The details were tabled at a parliamentary select committee conducting a financial review of the service in light of a damning Audit New Zealand report criticising the commission for a lack of financial controls.

Mr Estall was hauled back before the committee at late notice yesterday to explain more details of the commission's financial state.

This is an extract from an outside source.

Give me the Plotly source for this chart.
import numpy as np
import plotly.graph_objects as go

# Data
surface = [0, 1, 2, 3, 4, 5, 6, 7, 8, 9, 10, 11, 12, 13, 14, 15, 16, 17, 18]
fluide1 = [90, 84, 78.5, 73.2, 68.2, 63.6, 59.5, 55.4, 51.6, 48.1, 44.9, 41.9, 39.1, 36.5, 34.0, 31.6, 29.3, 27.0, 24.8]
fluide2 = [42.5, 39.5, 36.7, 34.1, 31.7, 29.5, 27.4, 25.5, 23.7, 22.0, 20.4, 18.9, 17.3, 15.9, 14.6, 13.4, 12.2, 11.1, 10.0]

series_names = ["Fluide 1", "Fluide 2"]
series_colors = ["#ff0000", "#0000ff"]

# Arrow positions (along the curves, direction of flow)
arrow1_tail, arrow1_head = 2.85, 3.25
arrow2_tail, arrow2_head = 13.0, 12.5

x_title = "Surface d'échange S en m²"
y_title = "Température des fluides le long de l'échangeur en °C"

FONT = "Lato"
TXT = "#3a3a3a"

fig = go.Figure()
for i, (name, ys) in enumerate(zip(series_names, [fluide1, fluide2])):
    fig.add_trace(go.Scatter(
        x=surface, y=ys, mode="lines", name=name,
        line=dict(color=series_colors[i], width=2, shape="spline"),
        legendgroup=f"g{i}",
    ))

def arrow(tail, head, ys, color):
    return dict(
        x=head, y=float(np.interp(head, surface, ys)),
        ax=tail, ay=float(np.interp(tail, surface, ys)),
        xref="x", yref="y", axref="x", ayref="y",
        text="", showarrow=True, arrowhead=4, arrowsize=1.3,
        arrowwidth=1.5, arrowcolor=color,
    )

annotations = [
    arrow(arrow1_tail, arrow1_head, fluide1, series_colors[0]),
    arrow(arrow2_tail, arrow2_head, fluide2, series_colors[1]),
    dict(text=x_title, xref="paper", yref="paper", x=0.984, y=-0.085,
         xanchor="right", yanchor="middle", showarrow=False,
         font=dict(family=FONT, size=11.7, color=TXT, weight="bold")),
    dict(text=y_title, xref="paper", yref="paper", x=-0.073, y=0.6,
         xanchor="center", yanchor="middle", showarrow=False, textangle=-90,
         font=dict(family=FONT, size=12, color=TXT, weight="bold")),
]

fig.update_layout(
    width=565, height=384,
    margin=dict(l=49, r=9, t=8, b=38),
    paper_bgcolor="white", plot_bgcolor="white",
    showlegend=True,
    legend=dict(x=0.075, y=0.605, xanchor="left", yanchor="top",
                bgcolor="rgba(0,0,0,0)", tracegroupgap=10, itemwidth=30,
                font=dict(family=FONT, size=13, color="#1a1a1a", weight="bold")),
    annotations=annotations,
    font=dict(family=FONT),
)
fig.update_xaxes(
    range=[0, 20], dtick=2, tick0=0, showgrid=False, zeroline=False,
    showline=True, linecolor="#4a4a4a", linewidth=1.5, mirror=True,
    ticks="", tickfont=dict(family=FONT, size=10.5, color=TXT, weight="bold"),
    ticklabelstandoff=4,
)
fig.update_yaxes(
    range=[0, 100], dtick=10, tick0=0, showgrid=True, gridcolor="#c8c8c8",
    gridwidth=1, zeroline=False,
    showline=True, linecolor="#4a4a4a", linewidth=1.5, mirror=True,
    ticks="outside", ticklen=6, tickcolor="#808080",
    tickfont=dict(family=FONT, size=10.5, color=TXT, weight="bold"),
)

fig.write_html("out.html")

His answers gave Opposition MPs another chance to call for his resignation, and left Internal Affairs Minister Jack Elder with the job of having to dampen hot-spots once again.

Among the revelations were:

* Morris Communications charged $2375 to accompany Mr Elder and Mr Estall to the scene of a fatal fire in Wainuiomata in April 1998.

* The commission spent $194,000 on legal advice during last year's select committee inquiry into allegations against Mr Estall.

* The commission paid $570 a week for a fully furnished flat in Wellington for the use of out-of-town commission members.

Labour MP Trevor Mallard said some of the spending was scandalous. "This Government is allowing the commission to pay a fortune to consultants."

Alliance MP Grant Gillon described the commission as a "trough and the snouts are in it deeply."

Before the committee, Mr Estall defended the legal expenditure, saying the commission had needed to defend itself against "almost criminal" allegations, which had been unproven.

Later, the head of the PR company, Gerry Morris, said he was "proud" to be helping the commission.

The trip to the fire scene was necessary to "experience the reality and trauma of modern fire," said Mr Morris.

But the president of the Professional Firefighters Union, Mike McEnaney, questioned whether the money could have been better spent.

"How many homes in Wainuiomata could have been fitted with smoke alarms with that money? I'm outraged at this grotesque wastage from senior personnel."